BEGIN
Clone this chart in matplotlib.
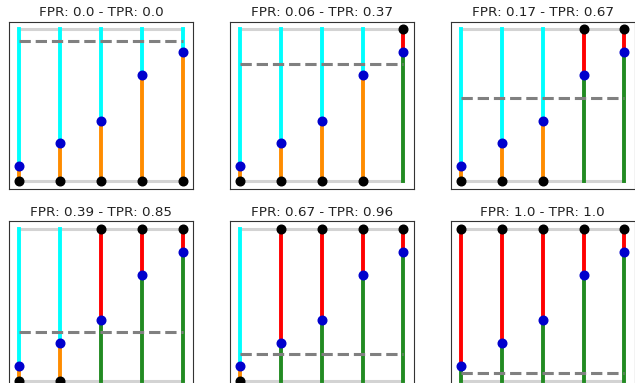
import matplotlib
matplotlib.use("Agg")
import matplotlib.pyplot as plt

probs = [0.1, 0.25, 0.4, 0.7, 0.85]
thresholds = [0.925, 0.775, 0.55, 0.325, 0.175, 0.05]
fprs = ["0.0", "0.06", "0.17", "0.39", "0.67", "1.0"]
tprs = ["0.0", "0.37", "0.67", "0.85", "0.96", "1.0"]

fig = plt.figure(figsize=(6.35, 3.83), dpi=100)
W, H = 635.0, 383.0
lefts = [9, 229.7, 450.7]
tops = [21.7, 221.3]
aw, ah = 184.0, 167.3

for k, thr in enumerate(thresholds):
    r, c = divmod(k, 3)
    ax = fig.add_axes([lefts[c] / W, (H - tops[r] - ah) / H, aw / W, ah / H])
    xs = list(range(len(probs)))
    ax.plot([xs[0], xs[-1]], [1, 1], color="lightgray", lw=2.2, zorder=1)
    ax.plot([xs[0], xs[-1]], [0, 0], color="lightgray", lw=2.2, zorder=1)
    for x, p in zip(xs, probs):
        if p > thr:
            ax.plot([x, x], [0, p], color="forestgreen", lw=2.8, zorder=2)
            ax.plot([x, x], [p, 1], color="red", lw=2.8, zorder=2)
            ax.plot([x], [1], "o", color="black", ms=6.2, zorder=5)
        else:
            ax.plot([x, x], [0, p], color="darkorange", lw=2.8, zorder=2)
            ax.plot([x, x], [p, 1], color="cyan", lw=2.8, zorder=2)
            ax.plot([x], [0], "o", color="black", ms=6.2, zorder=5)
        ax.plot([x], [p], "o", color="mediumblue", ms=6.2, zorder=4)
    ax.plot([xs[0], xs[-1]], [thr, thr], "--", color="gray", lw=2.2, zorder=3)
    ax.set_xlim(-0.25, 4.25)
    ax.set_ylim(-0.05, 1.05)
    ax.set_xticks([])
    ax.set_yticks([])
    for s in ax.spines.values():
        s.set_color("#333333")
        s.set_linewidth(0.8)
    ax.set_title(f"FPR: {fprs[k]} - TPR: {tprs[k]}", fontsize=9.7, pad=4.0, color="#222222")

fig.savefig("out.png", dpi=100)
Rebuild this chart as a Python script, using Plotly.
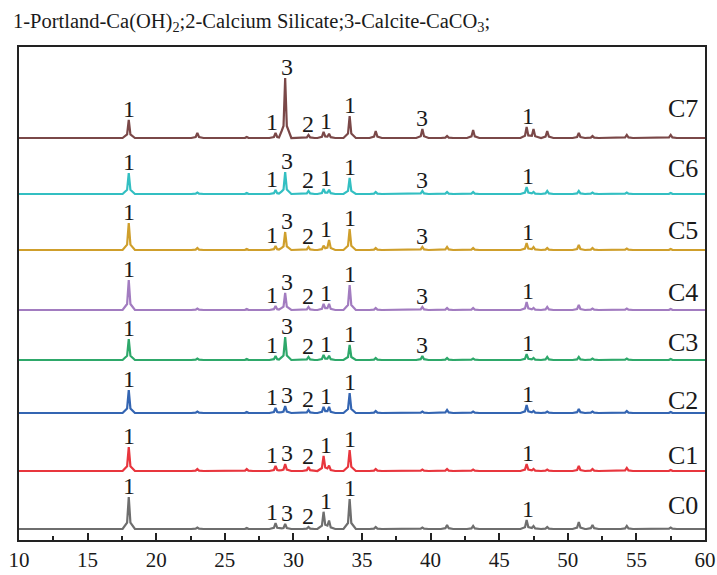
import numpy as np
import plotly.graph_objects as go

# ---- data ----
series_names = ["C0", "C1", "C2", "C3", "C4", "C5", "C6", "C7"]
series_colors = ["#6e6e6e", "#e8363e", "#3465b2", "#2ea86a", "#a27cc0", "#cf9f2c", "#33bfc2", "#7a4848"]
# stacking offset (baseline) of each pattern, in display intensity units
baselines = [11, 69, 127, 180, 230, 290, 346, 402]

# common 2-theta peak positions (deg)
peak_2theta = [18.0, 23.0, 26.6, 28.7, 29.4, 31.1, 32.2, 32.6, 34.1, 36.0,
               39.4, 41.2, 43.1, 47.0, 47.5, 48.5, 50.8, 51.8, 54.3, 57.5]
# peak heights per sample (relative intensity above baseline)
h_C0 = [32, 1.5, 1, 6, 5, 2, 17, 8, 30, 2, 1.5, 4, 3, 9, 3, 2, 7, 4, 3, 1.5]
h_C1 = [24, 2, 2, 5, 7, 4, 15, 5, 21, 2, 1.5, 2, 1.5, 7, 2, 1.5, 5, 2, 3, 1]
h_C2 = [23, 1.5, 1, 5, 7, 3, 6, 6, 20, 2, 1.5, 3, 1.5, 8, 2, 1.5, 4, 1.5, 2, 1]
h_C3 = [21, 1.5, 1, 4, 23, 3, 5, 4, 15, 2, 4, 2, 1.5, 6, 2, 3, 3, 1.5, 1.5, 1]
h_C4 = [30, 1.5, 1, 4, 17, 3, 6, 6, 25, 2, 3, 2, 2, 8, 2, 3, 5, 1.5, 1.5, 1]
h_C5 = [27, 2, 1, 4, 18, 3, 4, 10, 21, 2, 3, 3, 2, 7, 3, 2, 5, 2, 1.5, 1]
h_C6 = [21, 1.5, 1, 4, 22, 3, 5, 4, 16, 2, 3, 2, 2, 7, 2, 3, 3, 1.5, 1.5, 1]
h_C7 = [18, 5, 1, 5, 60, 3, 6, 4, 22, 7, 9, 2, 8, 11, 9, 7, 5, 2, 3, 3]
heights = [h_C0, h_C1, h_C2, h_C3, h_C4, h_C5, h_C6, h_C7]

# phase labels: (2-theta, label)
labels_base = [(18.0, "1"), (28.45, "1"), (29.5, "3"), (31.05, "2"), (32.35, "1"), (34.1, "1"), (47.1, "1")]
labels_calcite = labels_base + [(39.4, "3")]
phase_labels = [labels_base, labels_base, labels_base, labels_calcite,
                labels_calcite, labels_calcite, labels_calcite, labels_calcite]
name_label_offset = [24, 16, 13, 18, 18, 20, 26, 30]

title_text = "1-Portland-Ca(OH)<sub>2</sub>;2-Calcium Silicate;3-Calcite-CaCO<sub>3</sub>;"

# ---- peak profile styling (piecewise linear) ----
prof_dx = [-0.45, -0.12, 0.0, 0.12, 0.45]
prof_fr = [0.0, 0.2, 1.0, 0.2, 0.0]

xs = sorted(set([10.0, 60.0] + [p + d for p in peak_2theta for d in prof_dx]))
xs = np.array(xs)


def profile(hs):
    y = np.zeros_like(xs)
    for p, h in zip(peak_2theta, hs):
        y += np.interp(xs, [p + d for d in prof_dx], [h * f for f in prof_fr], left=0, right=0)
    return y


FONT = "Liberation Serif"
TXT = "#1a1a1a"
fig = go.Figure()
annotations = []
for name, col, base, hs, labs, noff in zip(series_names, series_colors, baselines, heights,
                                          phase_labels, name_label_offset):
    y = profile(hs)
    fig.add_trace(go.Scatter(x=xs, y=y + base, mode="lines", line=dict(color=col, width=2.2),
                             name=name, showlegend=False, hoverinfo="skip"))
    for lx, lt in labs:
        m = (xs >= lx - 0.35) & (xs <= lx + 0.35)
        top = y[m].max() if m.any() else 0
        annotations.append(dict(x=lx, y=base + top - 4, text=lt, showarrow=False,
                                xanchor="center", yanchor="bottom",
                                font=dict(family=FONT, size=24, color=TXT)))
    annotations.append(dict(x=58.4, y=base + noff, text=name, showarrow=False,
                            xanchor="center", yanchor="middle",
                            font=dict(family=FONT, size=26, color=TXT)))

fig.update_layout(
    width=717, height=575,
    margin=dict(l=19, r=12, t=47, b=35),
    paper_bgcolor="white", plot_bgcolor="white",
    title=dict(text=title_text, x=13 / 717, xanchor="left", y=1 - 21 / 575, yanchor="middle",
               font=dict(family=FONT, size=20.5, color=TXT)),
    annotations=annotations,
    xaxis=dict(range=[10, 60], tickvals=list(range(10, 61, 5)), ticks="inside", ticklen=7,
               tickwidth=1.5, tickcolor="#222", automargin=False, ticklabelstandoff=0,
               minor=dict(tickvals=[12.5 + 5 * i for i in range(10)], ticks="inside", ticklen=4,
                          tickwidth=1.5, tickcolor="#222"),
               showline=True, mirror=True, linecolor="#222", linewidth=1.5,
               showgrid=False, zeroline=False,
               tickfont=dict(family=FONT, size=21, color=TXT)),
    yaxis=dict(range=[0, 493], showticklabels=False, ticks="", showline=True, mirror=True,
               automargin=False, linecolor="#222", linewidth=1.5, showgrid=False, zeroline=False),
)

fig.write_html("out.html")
END
BEGIN
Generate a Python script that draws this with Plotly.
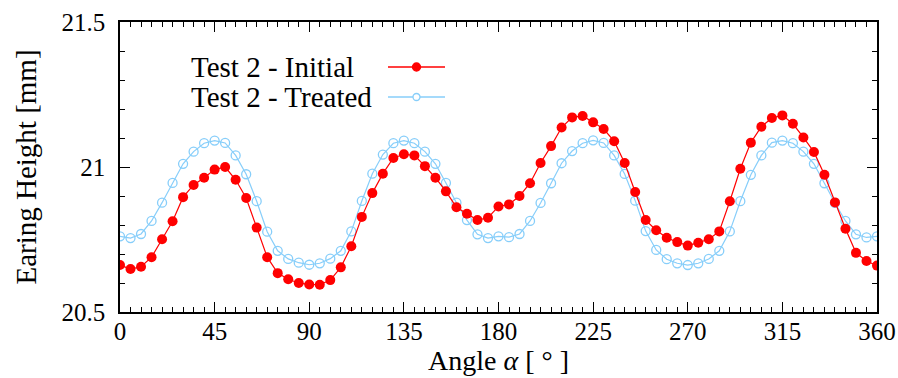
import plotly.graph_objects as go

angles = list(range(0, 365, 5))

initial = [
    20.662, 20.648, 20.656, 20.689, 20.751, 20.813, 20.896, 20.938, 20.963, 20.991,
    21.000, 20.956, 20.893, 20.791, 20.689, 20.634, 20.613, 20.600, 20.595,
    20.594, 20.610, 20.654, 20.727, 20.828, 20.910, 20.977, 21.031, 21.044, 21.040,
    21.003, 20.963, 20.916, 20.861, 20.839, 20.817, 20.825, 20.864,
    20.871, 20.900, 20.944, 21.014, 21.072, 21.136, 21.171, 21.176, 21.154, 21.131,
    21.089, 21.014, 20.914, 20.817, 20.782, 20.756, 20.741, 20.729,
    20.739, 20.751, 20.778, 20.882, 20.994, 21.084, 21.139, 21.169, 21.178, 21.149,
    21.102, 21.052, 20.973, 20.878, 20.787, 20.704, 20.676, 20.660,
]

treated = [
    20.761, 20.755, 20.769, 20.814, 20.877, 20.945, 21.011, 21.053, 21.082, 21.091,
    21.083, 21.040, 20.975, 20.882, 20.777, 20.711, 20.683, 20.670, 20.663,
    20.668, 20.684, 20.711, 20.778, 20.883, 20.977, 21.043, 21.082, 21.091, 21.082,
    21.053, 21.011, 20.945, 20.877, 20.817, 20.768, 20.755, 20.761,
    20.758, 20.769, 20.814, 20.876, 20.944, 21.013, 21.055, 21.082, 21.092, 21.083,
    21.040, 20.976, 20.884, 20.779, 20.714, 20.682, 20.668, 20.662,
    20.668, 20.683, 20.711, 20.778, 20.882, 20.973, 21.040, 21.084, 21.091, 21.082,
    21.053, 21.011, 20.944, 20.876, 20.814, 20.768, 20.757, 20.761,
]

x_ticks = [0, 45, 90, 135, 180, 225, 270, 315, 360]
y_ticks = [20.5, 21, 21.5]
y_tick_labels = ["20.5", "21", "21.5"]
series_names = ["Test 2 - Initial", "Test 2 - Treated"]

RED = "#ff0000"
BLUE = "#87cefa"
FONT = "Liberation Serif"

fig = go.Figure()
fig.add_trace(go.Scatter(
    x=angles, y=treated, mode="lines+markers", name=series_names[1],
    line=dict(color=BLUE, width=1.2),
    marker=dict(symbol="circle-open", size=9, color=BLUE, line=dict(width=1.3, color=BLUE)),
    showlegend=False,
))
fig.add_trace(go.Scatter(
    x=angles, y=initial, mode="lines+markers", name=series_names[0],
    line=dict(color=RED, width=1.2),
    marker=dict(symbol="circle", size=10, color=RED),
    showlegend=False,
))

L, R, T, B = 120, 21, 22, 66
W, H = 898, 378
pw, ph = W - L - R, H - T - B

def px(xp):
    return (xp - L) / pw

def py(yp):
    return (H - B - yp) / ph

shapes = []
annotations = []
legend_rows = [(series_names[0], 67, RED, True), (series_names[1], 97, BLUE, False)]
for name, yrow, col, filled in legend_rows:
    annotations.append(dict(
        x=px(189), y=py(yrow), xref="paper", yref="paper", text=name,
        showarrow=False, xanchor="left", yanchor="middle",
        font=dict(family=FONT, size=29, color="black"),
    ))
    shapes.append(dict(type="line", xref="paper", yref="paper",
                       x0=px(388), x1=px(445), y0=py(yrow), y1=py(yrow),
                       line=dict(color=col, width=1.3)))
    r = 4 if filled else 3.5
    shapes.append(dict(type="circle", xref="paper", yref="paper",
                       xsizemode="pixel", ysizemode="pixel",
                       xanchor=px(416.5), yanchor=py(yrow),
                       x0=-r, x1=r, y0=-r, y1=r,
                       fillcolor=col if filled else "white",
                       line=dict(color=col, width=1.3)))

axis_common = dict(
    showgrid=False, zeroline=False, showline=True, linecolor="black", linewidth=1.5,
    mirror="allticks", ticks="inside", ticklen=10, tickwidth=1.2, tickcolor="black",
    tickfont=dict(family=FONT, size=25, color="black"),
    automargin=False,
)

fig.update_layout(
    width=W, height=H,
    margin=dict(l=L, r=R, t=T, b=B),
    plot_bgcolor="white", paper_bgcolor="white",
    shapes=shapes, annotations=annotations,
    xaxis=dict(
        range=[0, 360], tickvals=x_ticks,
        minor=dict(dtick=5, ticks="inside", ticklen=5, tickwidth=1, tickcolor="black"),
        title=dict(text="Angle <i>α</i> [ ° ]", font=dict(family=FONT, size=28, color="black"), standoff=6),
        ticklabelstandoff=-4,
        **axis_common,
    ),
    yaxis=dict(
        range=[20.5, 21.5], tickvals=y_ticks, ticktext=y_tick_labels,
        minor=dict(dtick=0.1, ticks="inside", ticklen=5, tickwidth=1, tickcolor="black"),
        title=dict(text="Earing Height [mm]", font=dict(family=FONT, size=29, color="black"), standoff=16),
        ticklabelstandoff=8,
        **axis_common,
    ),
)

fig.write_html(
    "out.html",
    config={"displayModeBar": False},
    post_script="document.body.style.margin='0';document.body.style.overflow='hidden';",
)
END
**EXERCISE GOAL:** Leave out every picture, then retype exactly the lines from the one containing "Rebuild this chart" through the one containing "prof_fr = [0.0, 0.2, 1.0, 0.2, 0.0]".

**SOLUTION TO THIS PROBLEM:**
Rebuild this chart as a Python script, using Plotly.
import numpy as np
import plotly.graph_objects as go

# ---- data ----
series_names = ["C0", "C1", "C2", "C3", "C4", "C5", "C6", "C7"]
series_colors = ["#6e6e6e", "#e8363e", "#3465b2", "#2ea86a", "#a27cc0", "#cf9f2c", "#33bfc2", "#7a4848"]
# stacking offset (baseline) of each pattern, in display intensity units
baselines = [11, 69, 127, 180, 230, 290, 346, 402]

# common 2-theta peak positions (deg)
peak_2theta = [18.0, 23.0, 26.6, 28.7, 29.4, 31.1, 32.2, 32.6, 34.1, 36.0,
               39.4, 41.2, 43.1, 47.0, 47.5, 48.5, 50.8, 51.8, 54.3, 57.5]
# peak heights per sample (relative intensity above baseline)
h_C0 = [32, 1.5, 1, 6, 5, 2, 17, 8, 30, 2, 1.5, 4, 3, 9, 3, 2, 7, 4, 3, 1.5]
h_C1 = [24, 2, 2, 5, 7, 4, 15, 5, 21, 2, 1.5, 2, 1.5, 7, 2, 1.5, 5, 2, 3, 1]
h_C2 = [23, 1.5, 1, 5, 7, 3, 6, 6, 20, 2, 1.5, 3, 1.5, 8, 2, 1.5, 4, 1.5, 2, 1]
h_C3 = [21, 1.5, 1, 4, 23, 3, 5, 4, 15, 2, 4, 2, 1.5, 6, 2, 3, 3, 1.5, 1.5, 1]
h_C4 = [30, 1.5, 1, 4, 17, 3, 6, 6, 25, 2, 3, 2, 2, 8, 2, 3, 5, 1.5, 1.5, 1]
h_C5 = [27, 2, 1, 4, 18, 3, 4, 10, 21, 2, 3, 3, 2, 7, 3, 2, 5, 2, 1.5, 1]
h_C6 = [21, 1.5, 1, 4, 22, 3, 5, 4, 16, 2, 3, 2, 2, 7, 2, 3, 3, 1.5, 1.5, 1]
h_C7 = [18, 5, 1, 5, 60, 3, 6, 4, 22, 7, 9, 2, 8, 11, 9, 7, 5, 2, 3, 3]
heights = [h_C0, h_C1, h_C2, h_C3, h_C4, h_C5, h_C6, h_C7]

# phase labels: (2-theta, label)
labels_base = [(18.0, "1"), (28.45, "1"), (29.5, "3"), (31.05, "2"), (32.35, "1"), (34.1, "1"), (47.1, "1")]
labels_calcite = labels_base + [(39.4, "3")]
phase_labels = [labels_base, labels_base, labels_base, labels_calcite,
                labels_calcite, labels_calcite, labels_calcite, labels_calcite]
name_label_offset = [24, 16, 13, 18, 18, 20, 26, 30]

title_text = "1-Portland-Ca(OH)<sub>2</sub>;2-Calcium Silicate;3-Calcite-CaCO<sub>3</sub>;"

# ---- peak profile styling (piecewise linear) ----
prof_dx = [-0.45, -0.12, 0.0, 0.12, 0.45]
prof_fr = [0.0, 0.2, 1.0, 0.2, 0.0]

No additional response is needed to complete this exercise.